Common Mistakes Traders Make with Dark Cloud Cover Stocks
Entering at Day 2's close without confirmation: Retail traders see the pattern form and short immediately at 3:25 PM. Then Day 3 opens gap-up and they're stopped out before the trade even breathes. Always wait for Day 2's low to be broken.
Ignoring the midpoint rule: A Dark Cloud Cover where Day 2 closes only 35% into Day 1's body is a weak, incomplete pattern. Traders scan it as a signal, enter short, and wonder why it fails. The 50% penetration threshold exists for a reason — enforce it.
Trading it on intraday charts: A five-minute Dark Cloud Cover in the middle of a strong uptrend is noise. This pattern's statistical edge lives on daily charts. Applying it to 15-minute charts on NSE leads to excessive whipsaws, especially during F&O expiry weeks.
Ignoring the trend context: Dark Cloud Cover appearing after only two rising candles — not an uptrend — is a low-probability setup. Traders enter, the stock continues higher, and they incorrectly blame the pattern rather than their flawed application of it.

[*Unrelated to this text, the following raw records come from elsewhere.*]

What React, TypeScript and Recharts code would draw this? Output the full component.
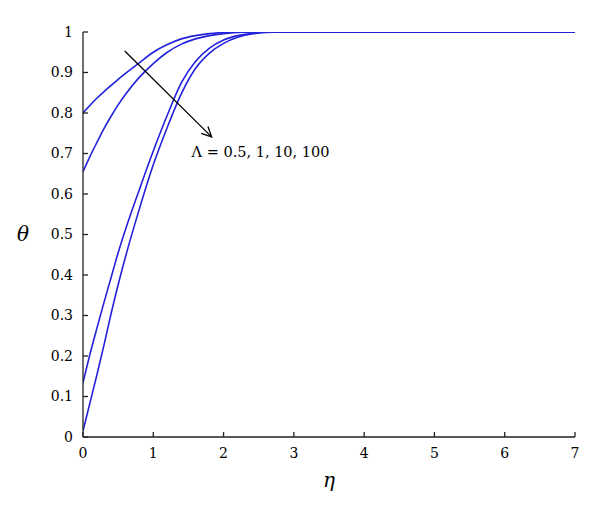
import React from 'react';
import { LineChart, Line, XAxis, YAxis, ReferenceLine, ReferenceDot, Label } from 'recharts';

const eta = [0, 0.1, 0.2, 0.3, 0.4, 0.5, 0.6, 0.8, 1.0, 1.2, 1.4, 1.6, 1.8, 2.0, 2.2, 2.4, 2.6, 2.8, 3, 4, 5, 6, 7];
const theta1 = [0.800, 0.819, 0.837, 0.853, 0.868, 0.883, 0.897, 0.924, 0.950, 0.969, 0.983, 0.991, 0.996, 0.999, 1, 1, 1, 1, 1, 1, 1, 1, 1];
const theta2 = [0.655, 0.693, 0.728, 0.762, 0.792, 0.820, 0.845, 0.888, 0.922, 0.950, 0.970, 0.983, 0.991, 0.996, 0.999, 1, 1, 1, 1, 1, 1, 1, 1];
const theta3 = [0.134, 0.205, 0.270, 0.333, 0.394, 0.455, 0.510, 0.610, 0.706, 0.795, 0.875, 0.927, 0.960, 0.980, 0.991, 0.997, 1, 1, 1, 1, 1, 1, 1];
const theta4 = [0.015, 0.085, 0.155, 0.228, 0.305, 0.376, 0.442, 0.562, 0.672, 0.765, 0.848, 0.910, 0.948, 0.972, 0.987, 0.995, 0.999, 1, 1, 1, 1, 1, 1];

const xTicks = [0, 1, 2, 3, 4, 5, 6, 7];
const yTicks = [0, 0.1, 0.2, 0.3, 0.4, 0.5, 0.6, 0.7, 0.8, 0.9, 1];

const arrowStart = { eta: 0.594, theta: 0.953 };
const arrowEnd = { eta: 1.83, theta: 0.741 };
const annotation = { eta: 1.545, theta: 0.692, text: 'Λ = 0.5, 1, 10, 100' };

const data = eta.map((e, i) => ({ eta: e, t1: theta1[i], t2: theta2[i], t3: theta3[i], t4: theta4[i] }));

const FONT = '"DejaVu Serif", serif';
const BLUE = '#2222dc';
const AXIS = '#222';

const ArrowShape = (p: any) => {
  const { x1, y1, x2, y2 } = p;
  if ([x1, y1, x2, y2].some((v: any) => typeof v !== 'number' || isNaN(v))) return null;
  const ang = Math.atan2(y2 - y1, x2 - x1);
  const L = 11;
  const a = 0.45;
  const h1x = x2 - L * Math.cos(ang - a);
  const h1y = y2 - L * Math.sin(ang - a);
  const h2x = x2 - L * Math.cos(ang + a);
  const h2y = y2 - L * Math.sin(ang + a);
  return (
    <g>
      <line x1={x1} y1={y1} x2={x2} y2={y2} stroke="#000" strokeWidth={1.3} />
      <polyline points={`${h1x},${h1y} ${x2},${y2} ${h2x},${h2y}`} fill="none" stroke="#000" strokeWidth={1.3} />
    </g>
  );
};

const TextShape = (p: any) => (
  <text x={p.cx} y={p.cy} fontFamily={FONT} fontSize={14.5} fill="#000" textAnchor="start">
    {annotation.text}
  </text>
);

export default function App() {
  return (
    <div style={{ position: 'absolute', left: 0, top: 0, width: 600, height: 511, background: '#fff' }}>
      <LineChart width={600} height={511} data={data} margin={{ top: 32, right: 25, bottom: 19, left: 23 }}>
        <XAxis
          dataKey="eta"
          type="number"
          domain={[0, 7]}
          ticks={xTicks}
          allowDataOverflow
          height={55}
          tickSize={-5}
          tickMargin={16}
          stroke={AXIS}
          strokeWidth={1.3}
          tick={{ fill: '#000', fontFamily: FONT, fontSize: 14 }}
        >
          <Label
            content={(props: any) => {
              const vb = props.viewBox || { x: 83, y: 437, width: 492, height: 55 };
              return (
                <text x={vb.x + vb.width / 2} y={vb.y + 50} textAnchor="middle" fontFamily={FONT} fontStyle="italic" fontSize={20} fill="#000">
                  η
                </text>
              );
            }}
          />
        </XAxis>
        <YAxis
          type="number"
          domain={[0, 1]}
          ticks={yTicks}
          allowDataOverflow
          width={60}
          tickSize={-5}
          tickMargin={15}
          stroke={AXIS}
          strokeWidth={1.3}
          tick={{ fill: '#000', fontFamily: FONT, fontSize: 14 }}
        >
          <Label
            content={(props: any) => {
              const vb = props.viewBox || { x: 23, y: 32, width: 60, height: 405 };
              return (
                <text x={vb.x} y={vb.y + vb.height / 2 + 6} textAnchor="middle" fontFamily={FONT} fontStyle="italic" fontSize={20} fill="#000">
                  θ
                </text>
              );
            }}
          />
        </YAxis>
        <Line dataKey="t1" type="monotone" stroke={BLUE} strokeWidth={1.6} dot={false} isAnimationActive={false} />
        <Line dataKey="t2" type="monotone" stroke={BLUE} strokeWidth={1.6} dot={false} isAnimationActive={false} />
        <Line dataKey="t3" type="monotone" stroke={BLUE} strokeWidth={1.6} dot={false} isAnimationActive={false} />
        <Line dataKey="t4" type="monotone" stroke={BLUE} strokeWidth={1.6} dot={false} isAnimationActive={false} />
        <ReferenceLine
          segment={[{ x: arrowStart.eta, y: arrowStart.theta }, { x: arrowEnd.eta, y: arrowEnd.theta }]}
          shape={ArrowShape}
          ifOverflow="visible"
        />
        <ReferenceDot x={annotation.eta} y={annotation.theta} r={0} shape={TextShape} ifOverflow="visible" />
      </LineChart>
    </div>
  );
}
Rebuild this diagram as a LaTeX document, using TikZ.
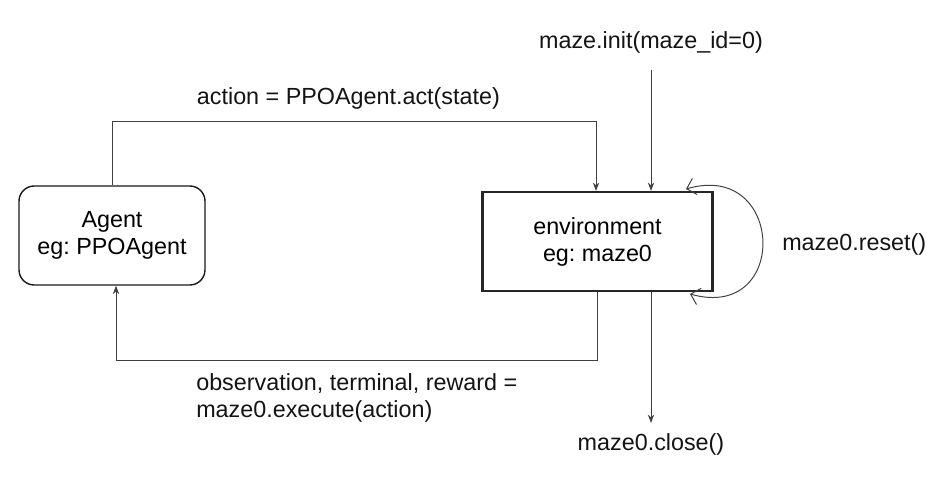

Risk Management for Dark Cloud Cover Trades
The natural stop is Day 2's high — this is structurally clean and non-arbitrary. For most liquid NSE large-caps and mid-caps, this distance runs 1.5% to 3% from entry. Cap your loss at 0.75% of total trading capital per trade. If the stock's Day 2 high is 4% or more above your entry, the pattern is too wide — skip it. Exit early, before your stop is hit, if the stock prints a strong bullish candle on Day 3 with above-average volume. Price defending aggressively after a Dark Cloud Cover is a direct signal that institutional buyers are absorbing supply — that changes the structure entirely, and early exit preserves capital.
Pro Tip
The highest-probability Dark Cloud Cover setups on NSE are those where the Day 2 gap-up precisely tests a prior swing high or a weekly resistance level before reversing. The gap-up fulfills the breakout expectation of retail traders; the resistance rejection triggers institutional selling into that liquidity. When you see this alignment — pattern at a pre-identified resistance level, not in open air — the follow-through rate improves dramatically. Mark your weekly and monthly resistances before the market opens, then filter your scanner results against those levels. This single filter separates professional entries from random pattern trades.
Disclaimer: This content is published purely for educational purposes and reflects technical analysis concepts based on historical price patterns. It does not constitute SEBI-registered investment advice or a recommendation to buy or sell any specific security. Traders must conduct their own due diligence and consult a SEBI-registered advisor before making any investment or trading decisions.